* **GIVEN EXERCISE**
Write out the listing exactly as it is given.

* **SUPPLIED MATERIAL**
* Begin *

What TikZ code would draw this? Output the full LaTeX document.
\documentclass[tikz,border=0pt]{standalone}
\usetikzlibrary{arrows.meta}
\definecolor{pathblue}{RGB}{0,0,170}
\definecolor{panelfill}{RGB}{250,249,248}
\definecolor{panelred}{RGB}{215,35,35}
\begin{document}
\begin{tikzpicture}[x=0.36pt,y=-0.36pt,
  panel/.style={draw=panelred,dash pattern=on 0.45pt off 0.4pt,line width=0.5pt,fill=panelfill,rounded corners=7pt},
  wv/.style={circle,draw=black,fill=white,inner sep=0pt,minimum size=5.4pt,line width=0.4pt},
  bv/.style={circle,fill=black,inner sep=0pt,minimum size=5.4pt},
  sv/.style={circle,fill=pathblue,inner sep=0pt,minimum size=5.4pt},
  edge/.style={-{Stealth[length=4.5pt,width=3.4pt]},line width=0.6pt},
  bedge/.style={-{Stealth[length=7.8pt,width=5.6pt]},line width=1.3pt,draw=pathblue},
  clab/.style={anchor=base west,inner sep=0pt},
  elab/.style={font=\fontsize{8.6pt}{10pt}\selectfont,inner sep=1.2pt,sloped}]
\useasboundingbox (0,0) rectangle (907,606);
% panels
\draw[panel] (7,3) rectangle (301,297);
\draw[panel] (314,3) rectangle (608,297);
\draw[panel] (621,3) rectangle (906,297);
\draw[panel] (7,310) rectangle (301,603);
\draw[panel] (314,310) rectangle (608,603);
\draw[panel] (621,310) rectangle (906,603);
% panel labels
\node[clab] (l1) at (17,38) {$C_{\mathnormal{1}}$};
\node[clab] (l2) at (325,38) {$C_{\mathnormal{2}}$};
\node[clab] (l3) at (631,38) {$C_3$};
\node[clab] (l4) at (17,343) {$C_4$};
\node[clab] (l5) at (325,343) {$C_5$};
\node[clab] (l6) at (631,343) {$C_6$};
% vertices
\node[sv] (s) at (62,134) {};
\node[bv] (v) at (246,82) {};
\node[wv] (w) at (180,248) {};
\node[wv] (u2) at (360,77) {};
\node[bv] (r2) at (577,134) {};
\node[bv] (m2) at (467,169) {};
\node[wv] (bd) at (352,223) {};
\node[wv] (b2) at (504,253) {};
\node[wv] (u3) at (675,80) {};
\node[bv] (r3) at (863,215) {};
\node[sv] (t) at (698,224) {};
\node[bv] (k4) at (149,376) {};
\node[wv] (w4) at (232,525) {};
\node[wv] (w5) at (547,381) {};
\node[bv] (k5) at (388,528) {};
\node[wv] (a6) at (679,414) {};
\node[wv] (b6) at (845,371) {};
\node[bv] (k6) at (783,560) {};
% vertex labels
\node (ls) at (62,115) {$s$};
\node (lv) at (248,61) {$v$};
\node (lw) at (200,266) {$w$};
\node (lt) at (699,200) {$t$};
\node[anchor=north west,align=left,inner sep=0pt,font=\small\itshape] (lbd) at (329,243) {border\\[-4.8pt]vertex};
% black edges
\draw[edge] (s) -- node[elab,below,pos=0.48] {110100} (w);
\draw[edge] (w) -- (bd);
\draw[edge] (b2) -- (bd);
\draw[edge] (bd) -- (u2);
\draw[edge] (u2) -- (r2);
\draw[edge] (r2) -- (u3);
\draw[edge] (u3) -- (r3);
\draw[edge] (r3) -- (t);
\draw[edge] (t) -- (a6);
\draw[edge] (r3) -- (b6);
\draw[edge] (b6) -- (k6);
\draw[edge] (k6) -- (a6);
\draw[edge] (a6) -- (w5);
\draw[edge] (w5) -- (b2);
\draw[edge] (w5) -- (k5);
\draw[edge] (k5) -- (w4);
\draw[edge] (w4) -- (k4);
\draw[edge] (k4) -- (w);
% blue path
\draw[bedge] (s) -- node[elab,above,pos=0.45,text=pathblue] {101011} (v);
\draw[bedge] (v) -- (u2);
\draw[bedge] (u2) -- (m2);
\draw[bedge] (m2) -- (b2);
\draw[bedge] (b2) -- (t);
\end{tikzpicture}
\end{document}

* End *

* **FINAL RESULT**
What TikZ code would draw this? Output the full LaTeX document.
\documentclass[tikz,border=0pt]{standalone}
\usetikzlibrary{arrows.meta}
\definecolor{pathblue}{RGB}{0,0,170}
\definecolor{panelfill}{RGB}{250,249,248}
\definecolor{panelred}{RGB}{215,35,35}
\begin{document}
\begin{tikzpicture}[x=0.36pt,y=-0.36pt,
  panel/.style={draw=panelred,dash pattern=on 0.45pt off 0.4pt,line width=0.5pt,fill=panelfill,rounded corners=7pt},
  wv/.style={circle,draw=black,fill=white,inner sep=0pt,minimum size=5.4pt,line width=0.4pt},
  bv/.style={circle,fill=black,inner sep=0pt,minimum size=5.4pt},
  sv/.style={circle,fill=pathblue,inner sep=0pt,minimum size=5.4pt},
  edge/.style={-{Stealth[length=4.5pt,width=3.4pt]},line width=0.6pt},
  bedge/.style={-{Stealth[length=7.8pt,width=5.6pt]},line width=1.3pt,draw=pathblue},
  clab/.style={anchor=base west,inner sep=0pt},
  elab/.style={font=\fontsize{8.6pt}{10pt}\selectfont,inner sep=1.2pt,sloped}]
\useasboundingbox (0,0) rectangle (907,606);
% panels
\draw[panel] (7,3) rectangle (301,297);
\draw[panel] (314,3) rectangle (608,297);
\draw[panel] (621,3) rectangle (906,297);
\draw[panel] (7,310) rectangle (301,603);
\draw[panel] (314,310) rectangle (608,603);
\draw[panel] (621,310) rectangle (906,603);
% panel labels
\node[clab] (l1) at (17,38) {$C_{\mathnormal{1}}$};
\node[clab] (l2) at (325,38) {$C_{\mathnormal{2}}$};
\node[clab] (l3) at (631,38) {$C_3$};
\node[clab] (l4) at (17,343) {$C_4$};
\node[clab] (l5) at (325,343) {$C_5$};
\node[clab] (l6) at (631,343) {$C_6$};
% vertices
\node[sv] (s) at (62,134) {};
\node[bv] (v) at (246,82) {};
\node[wv] (w) at (180,248) {};
\node[wv] (u2) at (360,77) {};
\node[bv] (r2) at (577,134) {};
\node[bv] (m2) at (467,169) {};
\node[wv] (bd) at (352,223) {};
\node[wv] (b2) at (504,253) {};
\node[wv] (u3) at (675,80) {};
\node[bv] (r3) at (863,215) {};
\node[sv] (t) at (698,224) {};
\node[bv] (k4) at (149,376) {};
\node[wv] (w4) at (232,525) {};
\node[wv] (w5) at (547,381) {};
\node[bv] (k5) at (388,528) {};
\node[wv] (a6) at (679,414) {};
\node[wv] (b6) at (845,371) {};
\node[bv] (k6) at (783,560) {};
% vertex labels
\node (ls) at (62,115) {$s$};
\node (lv) at (248,61) {$v$};
\node (lw) at (200,266) {$w$};
\node (lt) at (699,200) {$t$};
\node[anchor=north west,align=left,inner sep=0pt,font=\small\itshape] (lbd) at (329,243) {border\\[-4.8pt]vertex};
% black edges
\draw[edge] (s) -- node[elab,below,pos=0.48] {110100} (w);
\draw[edge] (w) -- (bd);
\draw[edge] (b2) -- (bd);
\draw[edge] (bd) -- (u2);
\draw[edge] (u2) -- (r2);
\draw[edge] (r2) -- (u3);
\draw[edge] (u3) -- (r3);
\draw[edge] (r3) -- (t);
\draw[edge] (t) -- (a6);
\draw[edge] (r3) -- (b6);
\draw[edge] (b6) -- (k6);
\draw[edge] (k6) -- (a6);
\draw[edge] (a6) -- (w5);
\draw[edge] (w5) -- (b2);
\draw[edge] (w5) -- (k5);
\draw[edge] (k5) -- (w4);
\draw[edge] (w4) -- (k4);
\draw[edge] (k4) -- (w);
% blue path
\draw[bedge] (s) -- node[elab,above,pos=0.45,text=pathblue] {101011} (v);
\draw[bedge] (v) -- (u2);
\draw[bedge] (u2) -- (m2);
\draw[bedge] (m2) -- (b2);
\draw[bedge] (b2) -- (t);
\end{tikzpicture}
\end{document}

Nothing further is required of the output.